Without the pictures, can you quote each line below exactly?

□ □ □ □ □

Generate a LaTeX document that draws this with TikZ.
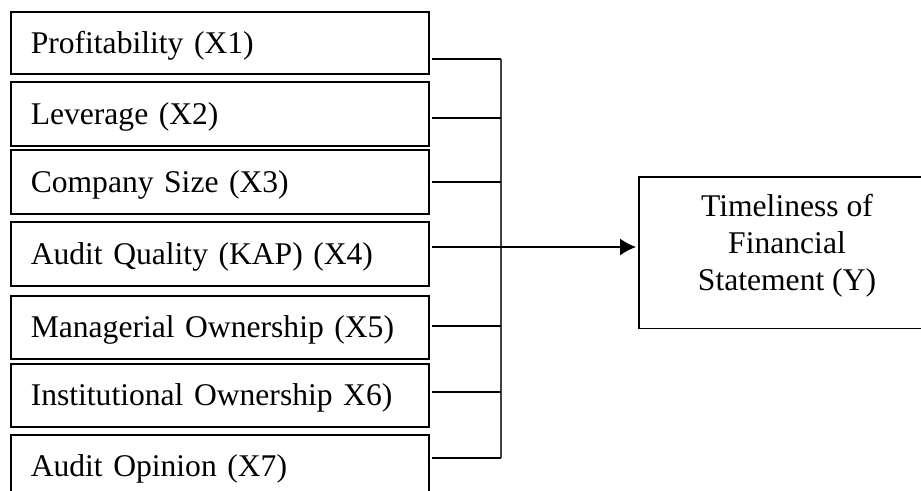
\documentclass[tikz,border=0pt]{standalone}
\usepackage{fontspec}
\setmainfont{Liberation Serif}
\usetikzlibrary{arrows.meta}
\begin{document}
\begin{tikzpicture}[x=1pt,y=-1pt,
  every node/.style={font=\fontsize{31.6}{37}\selectfont},
  xbox/.style={draw, line width=1.5pt, anchor=north west, text width=378pt, inner xsep=20pt, inner ysep=0pt, align=left, minimum height=#1, text height=21pt, text depth=0pt},
  ybox/.style={anchor=north west, minimum width=282pt, minimum height=151pt, inner sep=0pt},
  frame/.style={line width=1.5pt},
  link/.style={line width=1.4pt},
  bus/.style={line width=1.8pt, draw=black!75}
]
\useasboundingbox (0,0) rectangle (921,490);

\node[xbox=62pt] (b1) at (10,11) {Profitability (X1)};
\node[xbox=64pt] (b2) at (10,81) {Leverage (X2)};
\node[xbox=64pt] (b3) at (10,149) {Company Size (X3)};
\node[xbox=64pt] (b4) at (10,221) {Audit Quality (KAP) (X4)};
\node[xbox=63pt] (b5) at (10,295) {Managerial Ownership (X5)};
\node[xbox=63pt] (b6) at (10,363) {Institutional Ownership X6)};
\node[xbox=63pt] (b7) at (10,434) {Audit Opinion (X7)};

\node[ybox] (y) at (639,177) {};
\draw[frame] (y.north east) -- (y.north west) -- (y.south west) -- (y.south east);
\node[align=center, inner sep=0pt, anchor=north] (yt) at (787,194.3) {Timeliness of\\Financial\\Statement (Y)};

\coordinate (j1) at (501,59);
\coordinate (j2) at (501,118);
\coordinate (j3) at (501,182);
\coordinate (j4) at (501,247);
\coordinate (j5) at (501,326);
\coordinate (j6) at (501,392);
\coordinate (j7) at (501,458);

\draw[bus] (j1) -- (j7);
\foreach \i in {1,...,7} {
  \draw[link] ([xshift=2pt]j\i -| b\i.east) -- (j\i);
}
\draw[link, -{Latex[length=16pt,width=17pt]}, shorten >=3pt] (j4) -- (j4 -| y.west);
\end{tikzpicture}
\end{document}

□ □ □ □ □

§ Written response
Generate a LaTeX document that draws this with TikZ.
\documentclass[tikz,border=0pt]{standalone}
\usepackage{fontspec}
\setmainfont{Liberation Serif}
\usetikzlibrary{arrows.meta}
\begin{document}
\begin{tikzpicture}[x=1pt,y=-1pt,
  every node/.style={font=\fontsize{31.6}{37}\selectfont},
  xbox/.style={draw, line width=1.5pt, anchor=north west, text width=378pt, inner xsep=20pt, inner ysep=0pt, align=left, minimum height=#1, text height=21pt, text depth=0pt},
  ybox/.style={anchor=north west, minimum width=282pt, minimum height=151pt, inner sep=0pt},
  frame/.style={line width=1.5pt},
  link/.style={line width=1.4pt},
  bus/.style={line width=1.8pt, draw=black!75}
]
\useasboundingbox (0,0) rectangle (921,490);

\node[xbox=62pt] (b1) at (10,11) {Profitability (X1)};
\node[xbox=64pt] (b2) at (10,81) {Leverage (X2)};
\node[xbox=64pt] (b3) at (10,149) {Company Size (X3)};
\node[xbox=64pt] (b4) at (10,221) {Audit Quality (KAP) (X4)};
\node[xbox=63pt] (b5) at (10,295) {Managerial Ownership (X5)};
\node[xbox=63pt] (b6) at (10,363) {Institutional Ownership X6)};
\node[xbox=63pt] (b7) at (10,434) {Audit Opinion (X7)};

\node[ybox] (y) at (639,177) {};
\draw[frame] (y.north east) -- (y.north west) -- (y.south west) -- (y.south east);
\node[align=center, inner sep=0pt, anchor=north] (yt) at (787,194.3) {Timeliness of\\Financial\\Statement (Y)};

\coordinate (j1) at (501,59);
\coordinate (j2) at (501,118);
\coordinate (j3) at (501,182);
\coordinate (j4) at (501,247);
\coordinate (j5) at (501,326);
\coordinate (j6) at (501,392);
\coordinate (j7) at (501,458);

\draw[bus] (j1) -- (j7);
\foreach \i in {1,...,7} {
  \draw[link] ([xshift=2pt]j\i -| b\i.east) -- (j\i);
}
\draw[link, -{Latex[length=16pt,width=17pt]}, shorten >=3pt] (j4) -- (j4 -| y.west);
\end{tikzpicture}
\end{document}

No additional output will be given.